In the same tone, Why cant some kids choose a prestigious college and then choose a SV company?

I am confused as to why are SV employers considered prestigious but a kid’s choice of prestigious college knocked

I don’t find this explanation persuasive. You can submit a resume from anywhere in the world. Initial interviews can be done anywhere in the world via phone/Skype. The top tech companies pay their CS college interns as much as a lot of employers pay their full time employees. Apple is sitting on $175 billion in net cash. I’m sure they could easily pay the hotel/flight costs to bring in people for later interviews.

Yes, but you can get a great job in the valley from any school! My son just got hired there and his cs degree is from UNC Charlotte, you just need to study a lot for the interviews and be smart, they care about how you do at the interview not what school you are from. Our friend also got her degree from UNCC and she has an amazing job in the valley too.

Indeed… I used to know a recruiter for Goldman Sachs who had the west coast region. She said GS would love to have top grads from Cal, Stanford, UCLA, Caltech and the like, but her yield just wasn’t that high. GS made plenty of offers, but many local grads preferred to start a business, head to a VC, or other some such than heading to NYC.
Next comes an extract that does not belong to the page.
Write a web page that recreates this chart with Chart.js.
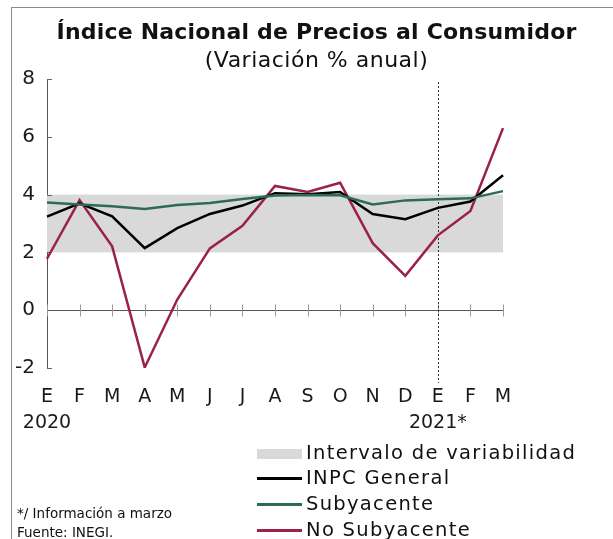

Odds are extremely high that such would be improbable, if not impossible. Unless juco grad wanted to work in the mail room, The Street is one industry where prestige matters, big time.

East Mountain State University and Juco graduates can work on Wall Street in Technology. Prestige is much less important there.

I agree @bluebayou
Differentiation and selectivity clearly exist

But I keep reading on CC that ALL college education is the same, hence all outcome will be the same, thats why I said what I said

For some a “big name employer” is important for others an amazing college education is.
Why cant a kid aspire for the latter? or both?

An amazing college experience, even if the long term advantage of such an education is less than 10% (of the overall skills package,) why cant it still be an aspiration or goal?